We persuaded Vogue to do something they’ve never done before. A special edition featuring everything you would expect of Vogue: 80 pages of aspirational fashion and inspiring editorial. Except the content was entirely made by, and dedicated to, women over 50.
L’Oréal put older women centre stage, in the arena where they were least visible.
Our age-positive belief would be captured in the line: ‘The Non-Issue’. A rallying cry to normalise ageing and reshape our perception of it.
Describe the execution (40% of vote)
Our May takeover of the magazine created the biggest branded special edition in Vogue’s history. We reimagined how advertorial could be used. Everything within ‘The Non-Issue’ challenged stereotypes; positively shaping our perception of age. From fashion to tech, beginning new adventures to advice about the menopause.
And every piece of advertising within the magazine normalised aging.
12 shoots
24 candid interviews
47 remarkable women
111 curated photographs
128 engaging articles
Beyond articles from L’Oréal Paris’ iconic ambassadors Jane Fonda, Helen Mirren and Isabelle Adjani, ‘The Non-Issue’ celebrated a range of 50-plus women from acclaimed war correspondent Christiane Amanpour to cult comedian Jennifer Saunders.

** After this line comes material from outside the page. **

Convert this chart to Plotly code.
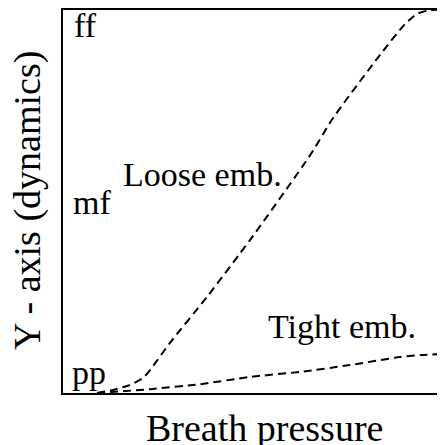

In April 2019, 250,000 copies were distributed to newsstands and subscribers. Getting the message into the hands, minds and hearts of women across the globe. Facebook-enabled AR codes revealed exclusive interviews that not only gave older women a face in fashion but a voice too.
List the results (20% of vote)
‘The Non-Issue’ received more coverage than Vogue’s most successful September issue starring Rihanna (31), and threw gender-based ageism into the spotlight.
Its message proved impossible to ignore:
On social, ‘The Non-Issue’s’ cover was x3 more visible than the official May cover, starring Kate Moss.
Vogue attracted 40,000+ new readers in just two weeks.
With no paid media, it organically reached 3.9M people offline and 19M online.
Inspired coverage worldwide from: The Independent, Mail Online, Refinery29, The Daily Telegraph, Good Morning America, E! News, Fox News, Pravda Slovakia, 20 Minutes France, Entertainment Tonight Canada, NLCafé Hungary, Documento Greece, Universa Brazil, News Australia.
The overarching objective was long-term brand building for L’Oréal. While commercial benefits of brand-building take time to show, there’s already overwhelmingly positive brand response: 90% of L’Oréal Paris social mentions during circulation were positive.
The clearest indication that attitudes are changing? Vogue’s choice of June cover-star: Madonna, aged 60.